As a consequence the declaration "int a:15, b:2, c:12;", declaring three bitfields for a usable total of 32 bits, may allocate more than 32 bits:
- "a" could be aligned to a 16-bit boundary but still using only 15 of the 16 bits: allocated size=2
- "b" could be aligned to a separate 8-bit boundary, but still using only 2 of the 8-bits (with a padding **before** it, for the unused 1 bit left after "a")
: allocated size=1
- "c" could be aligned to a separate 16-bit boundary
, but still using only 12 of the 16-bits (with a padding **before** it, for the unused 6 bits left after "b", plus the extra 8 bits required to align "c")
: allocated size=3
- the total would have a total size of 45 bits, aligned to a 16-bit boundary (the alignment required for the first member "a") but with 3 trailing bits (unused after "c"); if the structure is terminated there, it has a total of 48 bits (6 bytes); if you create an array of such structure, array members would all be aligned to 16-bit boundaries, and members would spaced every 6 bytes (not 8 bytes because first member "a" of each structure is only aligned to 16-bit boundaries, but does not require 64-bits alignment).

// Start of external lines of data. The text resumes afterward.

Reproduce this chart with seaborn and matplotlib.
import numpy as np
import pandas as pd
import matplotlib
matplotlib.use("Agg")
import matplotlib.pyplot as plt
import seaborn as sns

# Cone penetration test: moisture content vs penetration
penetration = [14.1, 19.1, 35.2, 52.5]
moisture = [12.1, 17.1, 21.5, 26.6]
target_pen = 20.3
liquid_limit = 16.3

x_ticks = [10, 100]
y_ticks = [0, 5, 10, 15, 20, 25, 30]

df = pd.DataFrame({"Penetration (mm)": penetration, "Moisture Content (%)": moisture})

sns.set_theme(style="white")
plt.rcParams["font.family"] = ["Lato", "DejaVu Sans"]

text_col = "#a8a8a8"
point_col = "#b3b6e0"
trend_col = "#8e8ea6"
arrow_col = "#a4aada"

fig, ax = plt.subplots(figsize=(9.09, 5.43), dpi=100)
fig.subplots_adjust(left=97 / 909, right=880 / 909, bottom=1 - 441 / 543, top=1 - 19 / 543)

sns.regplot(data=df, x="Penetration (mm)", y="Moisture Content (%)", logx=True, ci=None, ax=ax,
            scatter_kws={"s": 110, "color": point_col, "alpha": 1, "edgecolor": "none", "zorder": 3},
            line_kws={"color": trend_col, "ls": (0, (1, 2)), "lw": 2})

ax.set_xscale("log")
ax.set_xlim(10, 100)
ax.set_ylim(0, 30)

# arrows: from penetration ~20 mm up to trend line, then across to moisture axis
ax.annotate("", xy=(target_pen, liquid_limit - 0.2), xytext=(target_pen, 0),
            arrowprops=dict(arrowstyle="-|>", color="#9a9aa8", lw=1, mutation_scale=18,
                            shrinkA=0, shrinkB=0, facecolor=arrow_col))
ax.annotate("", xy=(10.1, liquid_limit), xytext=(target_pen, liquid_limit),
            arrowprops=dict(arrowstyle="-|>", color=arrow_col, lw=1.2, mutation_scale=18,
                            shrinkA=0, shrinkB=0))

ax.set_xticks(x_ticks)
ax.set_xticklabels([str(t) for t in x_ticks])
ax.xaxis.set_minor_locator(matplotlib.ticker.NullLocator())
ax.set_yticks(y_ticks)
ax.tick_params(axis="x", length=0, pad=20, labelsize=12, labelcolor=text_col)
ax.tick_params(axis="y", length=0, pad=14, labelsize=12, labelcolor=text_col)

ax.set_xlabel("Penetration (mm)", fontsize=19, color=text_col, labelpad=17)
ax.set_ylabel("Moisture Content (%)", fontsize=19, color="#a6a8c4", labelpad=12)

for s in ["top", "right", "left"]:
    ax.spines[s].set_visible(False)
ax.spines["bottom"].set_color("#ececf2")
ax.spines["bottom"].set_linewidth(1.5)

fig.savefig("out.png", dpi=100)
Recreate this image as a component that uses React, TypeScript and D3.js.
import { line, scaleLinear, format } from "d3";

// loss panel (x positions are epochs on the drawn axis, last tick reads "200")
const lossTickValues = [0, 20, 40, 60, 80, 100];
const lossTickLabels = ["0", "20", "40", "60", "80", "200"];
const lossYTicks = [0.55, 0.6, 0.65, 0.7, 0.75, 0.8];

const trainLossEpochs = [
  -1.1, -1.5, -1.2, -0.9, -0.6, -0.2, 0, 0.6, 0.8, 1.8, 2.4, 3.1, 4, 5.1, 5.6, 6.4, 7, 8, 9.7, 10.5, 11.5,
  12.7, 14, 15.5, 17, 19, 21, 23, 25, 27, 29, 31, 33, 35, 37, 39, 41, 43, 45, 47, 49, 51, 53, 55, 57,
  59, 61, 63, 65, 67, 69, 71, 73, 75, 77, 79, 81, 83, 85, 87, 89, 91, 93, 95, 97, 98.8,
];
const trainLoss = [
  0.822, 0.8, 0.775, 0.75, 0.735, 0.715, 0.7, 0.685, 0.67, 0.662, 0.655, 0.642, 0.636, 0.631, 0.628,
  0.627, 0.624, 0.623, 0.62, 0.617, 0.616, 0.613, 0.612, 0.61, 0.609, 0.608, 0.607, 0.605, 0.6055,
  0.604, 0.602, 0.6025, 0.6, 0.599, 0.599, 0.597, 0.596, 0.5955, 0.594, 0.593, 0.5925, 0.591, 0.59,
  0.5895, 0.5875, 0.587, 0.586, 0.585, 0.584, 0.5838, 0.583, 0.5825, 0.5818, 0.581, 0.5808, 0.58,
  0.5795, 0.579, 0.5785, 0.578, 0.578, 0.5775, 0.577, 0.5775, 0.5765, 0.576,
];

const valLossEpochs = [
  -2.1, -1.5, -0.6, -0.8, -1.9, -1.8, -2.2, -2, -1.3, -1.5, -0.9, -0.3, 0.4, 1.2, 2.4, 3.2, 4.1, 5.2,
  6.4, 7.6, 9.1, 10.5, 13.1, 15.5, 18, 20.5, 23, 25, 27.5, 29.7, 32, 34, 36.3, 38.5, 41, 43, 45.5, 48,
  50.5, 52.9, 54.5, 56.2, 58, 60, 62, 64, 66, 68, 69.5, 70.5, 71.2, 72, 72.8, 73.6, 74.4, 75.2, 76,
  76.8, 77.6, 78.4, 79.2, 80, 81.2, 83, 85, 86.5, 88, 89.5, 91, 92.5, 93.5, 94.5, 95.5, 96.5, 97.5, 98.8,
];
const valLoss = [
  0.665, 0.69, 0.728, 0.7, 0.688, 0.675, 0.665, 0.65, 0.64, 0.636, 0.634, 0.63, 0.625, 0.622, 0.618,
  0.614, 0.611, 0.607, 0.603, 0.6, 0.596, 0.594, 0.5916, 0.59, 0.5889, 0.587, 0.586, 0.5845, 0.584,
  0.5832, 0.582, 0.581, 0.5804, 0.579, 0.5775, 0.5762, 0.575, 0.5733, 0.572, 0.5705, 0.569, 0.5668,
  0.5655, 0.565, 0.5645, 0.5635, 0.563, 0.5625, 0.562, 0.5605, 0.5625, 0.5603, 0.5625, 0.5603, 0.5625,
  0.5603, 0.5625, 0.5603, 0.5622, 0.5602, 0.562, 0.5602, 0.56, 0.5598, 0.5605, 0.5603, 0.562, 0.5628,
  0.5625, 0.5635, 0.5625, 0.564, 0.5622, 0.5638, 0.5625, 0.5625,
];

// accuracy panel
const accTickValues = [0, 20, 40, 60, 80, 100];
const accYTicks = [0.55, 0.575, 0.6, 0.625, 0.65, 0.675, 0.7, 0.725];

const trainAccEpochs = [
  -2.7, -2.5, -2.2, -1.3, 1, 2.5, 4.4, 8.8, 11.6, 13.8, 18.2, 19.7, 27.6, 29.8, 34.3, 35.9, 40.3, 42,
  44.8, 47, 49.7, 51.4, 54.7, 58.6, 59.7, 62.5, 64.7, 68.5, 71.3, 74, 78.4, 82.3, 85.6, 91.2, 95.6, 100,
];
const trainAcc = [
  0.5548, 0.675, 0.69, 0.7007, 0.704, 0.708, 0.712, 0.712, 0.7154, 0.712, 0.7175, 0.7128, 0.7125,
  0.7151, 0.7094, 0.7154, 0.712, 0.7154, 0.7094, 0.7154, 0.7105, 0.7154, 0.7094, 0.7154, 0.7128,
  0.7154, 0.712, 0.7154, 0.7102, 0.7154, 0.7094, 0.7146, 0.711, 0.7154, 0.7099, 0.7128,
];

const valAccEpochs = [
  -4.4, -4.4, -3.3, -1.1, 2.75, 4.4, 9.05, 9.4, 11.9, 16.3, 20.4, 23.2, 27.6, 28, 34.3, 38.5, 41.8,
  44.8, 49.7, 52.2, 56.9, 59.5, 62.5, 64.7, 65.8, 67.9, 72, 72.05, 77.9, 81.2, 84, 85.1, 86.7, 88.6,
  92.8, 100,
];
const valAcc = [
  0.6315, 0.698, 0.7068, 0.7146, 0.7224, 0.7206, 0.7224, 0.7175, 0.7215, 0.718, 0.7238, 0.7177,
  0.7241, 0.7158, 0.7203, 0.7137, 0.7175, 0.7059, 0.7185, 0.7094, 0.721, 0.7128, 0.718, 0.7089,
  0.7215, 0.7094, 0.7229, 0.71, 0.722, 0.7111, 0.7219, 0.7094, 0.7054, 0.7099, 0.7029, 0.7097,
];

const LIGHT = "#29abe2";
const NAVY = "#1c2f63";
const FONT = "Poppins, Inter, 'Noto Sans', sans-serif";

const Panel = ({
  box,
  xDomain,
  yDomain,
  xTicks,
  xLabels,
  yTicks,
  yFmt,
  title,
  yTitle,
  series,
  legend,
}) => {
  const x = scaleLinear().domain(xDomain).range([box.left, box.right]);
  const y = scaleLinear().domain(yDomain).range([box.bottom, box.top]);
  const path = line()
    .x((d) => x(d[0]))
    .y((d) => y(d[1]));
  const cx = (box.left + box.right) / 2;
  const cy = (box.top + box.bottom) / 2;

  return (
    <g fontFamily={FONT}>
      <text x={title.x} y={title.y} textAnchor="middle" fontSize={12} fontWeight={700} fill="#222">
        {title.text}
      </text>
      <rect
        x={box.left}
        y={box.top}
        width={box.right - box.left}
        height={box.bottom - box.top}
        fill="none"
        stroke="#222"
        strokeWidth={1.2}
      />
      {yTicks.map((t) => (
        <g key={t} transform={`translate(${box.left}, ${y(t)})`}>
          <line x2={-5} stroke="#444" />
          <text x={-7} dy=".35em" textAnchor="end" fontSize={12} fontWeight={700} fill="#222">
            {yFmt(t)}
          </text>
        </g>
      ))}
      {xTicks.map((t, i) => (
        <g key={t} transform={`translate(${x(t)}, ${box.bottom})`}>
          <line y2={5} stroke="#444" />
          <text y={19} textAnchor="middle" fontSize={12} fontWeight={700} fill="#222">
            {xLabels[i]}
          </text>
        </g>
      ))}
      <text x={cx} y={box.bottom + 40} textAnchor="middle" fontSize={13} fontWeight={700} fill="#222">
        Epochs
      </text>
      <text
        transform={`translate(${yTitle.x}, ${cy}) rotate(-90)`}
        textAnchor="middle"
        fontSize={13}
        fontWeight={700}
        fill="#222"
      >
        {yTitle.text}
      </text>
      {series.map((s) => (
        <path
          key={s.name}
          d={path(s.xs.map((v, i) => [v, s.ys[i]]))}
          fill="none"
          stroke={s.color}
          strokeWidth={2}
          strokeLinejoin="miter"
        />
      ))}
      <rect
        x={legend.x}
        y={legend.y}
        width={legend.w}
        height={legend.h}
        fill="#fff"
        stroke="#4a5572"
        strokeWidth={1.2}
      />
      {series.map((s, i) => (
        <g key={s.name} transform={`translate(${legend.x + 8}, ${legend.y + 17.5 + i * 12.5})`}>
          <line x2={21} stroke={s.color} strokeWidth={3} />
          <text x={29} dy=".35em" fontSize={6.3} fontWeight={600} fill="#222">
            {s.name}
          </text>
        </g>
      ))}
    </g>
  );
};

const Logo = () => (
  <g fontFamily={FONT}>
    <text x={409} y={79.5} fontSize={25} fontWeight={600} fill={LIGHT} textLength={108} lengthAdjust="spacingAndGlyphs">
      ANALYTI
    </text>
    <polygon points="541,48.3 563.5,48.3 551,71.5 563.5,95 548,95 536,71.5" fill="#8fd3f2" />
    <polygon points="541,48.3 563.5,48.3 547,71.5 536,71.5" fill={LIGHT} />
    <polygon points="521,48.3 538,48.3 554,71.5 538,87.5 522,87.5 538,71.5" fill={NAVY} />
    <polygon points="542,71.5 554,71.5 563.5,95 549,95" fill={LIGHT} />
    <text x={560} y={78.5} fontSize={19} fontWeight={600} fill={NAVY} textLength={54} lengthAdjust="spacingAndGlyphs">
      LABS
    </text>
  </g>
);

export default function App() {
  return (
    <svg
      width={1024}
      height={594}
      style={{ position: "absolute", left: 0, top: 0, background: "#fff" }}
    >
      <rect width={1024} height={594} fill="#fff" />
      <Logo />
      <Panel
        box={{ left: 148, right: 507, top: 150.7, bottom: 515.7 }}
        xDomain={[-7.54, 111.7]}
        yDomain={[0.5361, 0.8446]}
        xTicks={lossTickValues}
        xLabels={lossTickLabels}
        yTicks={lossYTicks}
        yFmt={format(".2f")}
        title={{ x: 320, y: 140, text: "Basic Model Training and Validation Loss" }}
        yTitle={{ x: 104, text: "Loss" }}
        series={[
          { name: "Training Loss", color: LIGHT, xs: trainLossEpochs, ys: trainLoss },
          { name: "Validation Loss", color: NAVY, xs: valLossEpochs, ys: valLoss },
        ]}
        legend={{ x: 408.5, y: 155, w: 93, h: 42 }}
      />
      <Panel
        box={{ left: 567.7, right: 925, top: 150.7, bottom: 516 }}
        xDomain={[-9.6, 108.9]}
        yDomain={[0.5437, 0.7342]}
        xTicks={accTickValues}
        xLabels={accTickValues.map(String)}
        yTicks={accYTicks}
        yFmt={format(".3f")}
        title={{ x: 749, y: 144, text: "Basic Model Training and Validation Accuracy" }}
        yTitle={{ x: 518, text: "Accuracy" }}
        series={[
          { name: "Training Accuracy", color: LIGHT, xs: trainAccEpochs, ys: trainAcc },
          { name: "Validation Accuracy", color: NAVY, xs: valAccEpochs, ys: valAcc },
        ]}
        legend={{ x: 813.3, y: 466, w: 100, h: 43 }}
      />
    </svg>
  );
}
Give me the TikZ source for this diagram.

The compiler may also opt for reordering bits to use unused bits or pack the structure, and could then allocate 32 bits, but at the price of a 32-bit access (plus shifting) needed for reading/writing the 2 bits of "b" (with additional masking instructions in all cases, unless the native instruction set has a bit-level addressing mode to avoid the additional shift/mask operations, which may still occur at hardware level if external memory or registers are only addressable at byte or word boundaries without extra cycles). This means that
"int a:15, b:2, c:15;" is not portable: if you put that into an union with a 32-bit integer, that integer may not contain all the bits for a,b,c and the value of this 32-bit integer is unpredictable.
Compilers have a way to force specfiic members to be aligned at specific boundary at start using extra declarators, or implicitly when using pragma packing directives for the declaration of whole structs.
In all cases, nothing happens related to the trailing bits that are just allocated to fit the previously sized members: adding a char[0] will not increase the size and will preserve the existing minimum alignment of 8-bit for the whole structure, independantly of the structure packing pragmas.
So there should not be any difference between a trailing "char[]" or "char[0]" member. Both should be flexible, except that "char[0]" cannot have any initializer, while "char[]" can be assigned with a variable number of initializers for a local type only, but never for any dynamic allocation (including array of such "flexible" type).